İz Tv’de yayınlanan Mehmet Kuzu İle Kolektif Girişimler programının canlı yayın konuğu Öğretmen Kulübü Yürütme Kurulu Üyesi Yusuf Çağlayan oldu. Yayın sırasında Öğretmen Kulübü’nün katkılarını, kooperatifleşme süreçlerini ve pandeminin öğretmen ve öğrencileri nasıl etkilediği konuşuldu.

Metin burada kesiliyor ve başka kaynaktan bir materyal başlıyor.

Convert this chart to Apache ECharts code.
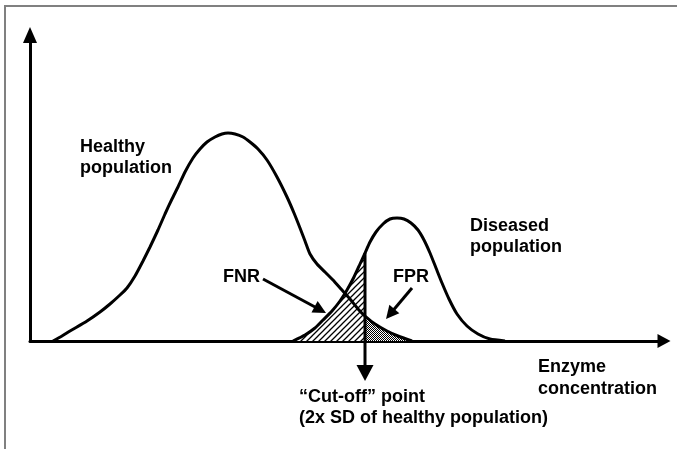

Yusuf Çağlayan, konuşmasına Kulübün kuruluş süreci, amaçları ve yapılanmalarından bahsederek şunları söyledi: “2015 yılından beri Öğretmen Kulübü var. 4. yılımızdayken modelleme yöntemiyle öğretmenliğin toplumun gözündeki değeri üzerinde çalışma yürütmüştük.  Bu çalışmayı öğretmenlerimizle yaptık. Aynı zamanda da saha çalışmaları da yapıyorduk. 2014 yılında karşılaştığımız veriler sonucunda toplum gözünde öğretmenin değeri tıp profesörü, askeri hakimden sonra dördüncü sırada geliyordu. Araştırmayı değerlendirdiğimizde öğretmenin gözünde öğretmen değerli değildi. Kulübün temellendiği noktalardan biri de budur. Gözlemler sonucunda öğretmenin öğretmen ile öğretmence bir araya gelmeye ihtiyacı olduğunu hissettim. Böylece haftanın bir günü bir araya gelerek sohbet edelim kararına vardık. Ancak sadece mesleki deneyimlerimizi değil, kişisel deneyimlerimiz de olsun dedik. Çıkış noktamız böyleydi. Cuma akşamı buluşmalarımız öğretmen kulübünün lokomotifi olarak başladı.” 

3 YILDA 90 BULUŞMA
Öğretmen kulübünde kooperatifleşme sürecinin başlangıcını anlatan Çağlayan, “Kulüp içerisinde karar verdiğimiz ilk şey sürdürülebilir olmasıydı. Cuma buluşmalarında tek başıma da orada olsam gerçekleştirecektik. Benim emeklilik projem, 15-20 yıl yapmaya devam edeceğim. İlk 3 yıl da 90 buluşma yapmıştık. Bu süreçte de ailemiz büyümeye başladı.  Deneyimlerimiz başka şeyler yapmaya yöneltti. Bunu düşünürken hayatımıza kooperatifçilik girdi. Kooperatifçilikte deneyimli olan kişilerle irtibata geçtik. Böylelikle İzmir Eğitim Kooperatifi’nin temellerini attık. 2018 yılında da yasal sürecimizi tamamlamış olduk. Öğretmen Kulübü  işbirliği yapacağı konularda İzmir Eğitim Kooperatifi’yle yol arkadaşlığı yapmaya devam ediyor. Sosyal girişim olarak belli alanlarda bağımsızlığımızı korumaya devam ediyoruz. Bu durum bizi ortak akıla yöneltti” ifadelerini kullandı

‘MANTIĞIMIZ KOLAYLAŞTIRICILIK’
Kulüp içerisindeki çalışma yöntemlerini anlatan Çağlayan, dijitalleşmenin de öneminden bahsetti. Çağlayan, sürdürdükleri modelin temelinde kolaylaştırıcılık yattığını belirterek, “Birlikte öğrenme modeliyle birbirimizi dijitalleştirdik. Yıl boyunca yapacağımız şeyleri Ağustos ayında tasarlıyoruz. Sezonumuz Eylül ayında başlıyor ve Haziran’a kadar devam ediyor. Aslında bu süreçte 10 ay çalışıp, 1 ay boyunca değerlendirme yapıyoruz. Tasarlarımızı değerleri görüyorum. Sürdürdüğümüz model şu şekilde: Kolaylaştırıcılık sözcüğünü seviyorum. 10 kişi, Cuma akşamı yaptığımız buluşmalar, açık atölyeler, öğretmen sohbetleri ve biriken deneyimlerimizi doküman şeklinde tutuyoruz. Bunların toplamını kolaylaştırıcılık mantığında yapıyoruz. Tasarımı güçlü yaptığımız için uygulamada düzenli şekilde gidiyor.” dedi
Çağlayan, kulübün içerisinde bulunan dört bölümün ve çalışmalarının pandemide nasıl dijitalleştiği sorusuna, “  Kulübümüzün tüm buluşmalarını yüz yüze yapıyorduk. Salgın sürecinde iki hafta durduk. Sezonun geride kalan 15 buluşmasını dijital yollarla yaptık. Altıncı sezonumuzu da çevrimiçi yapma kararı aldık. Bizdeki kararlar oybirliği kavramıyla alınır. Süreç içerisindeki kararlarımızı böyle aldık” şeklinde yanıt verdi.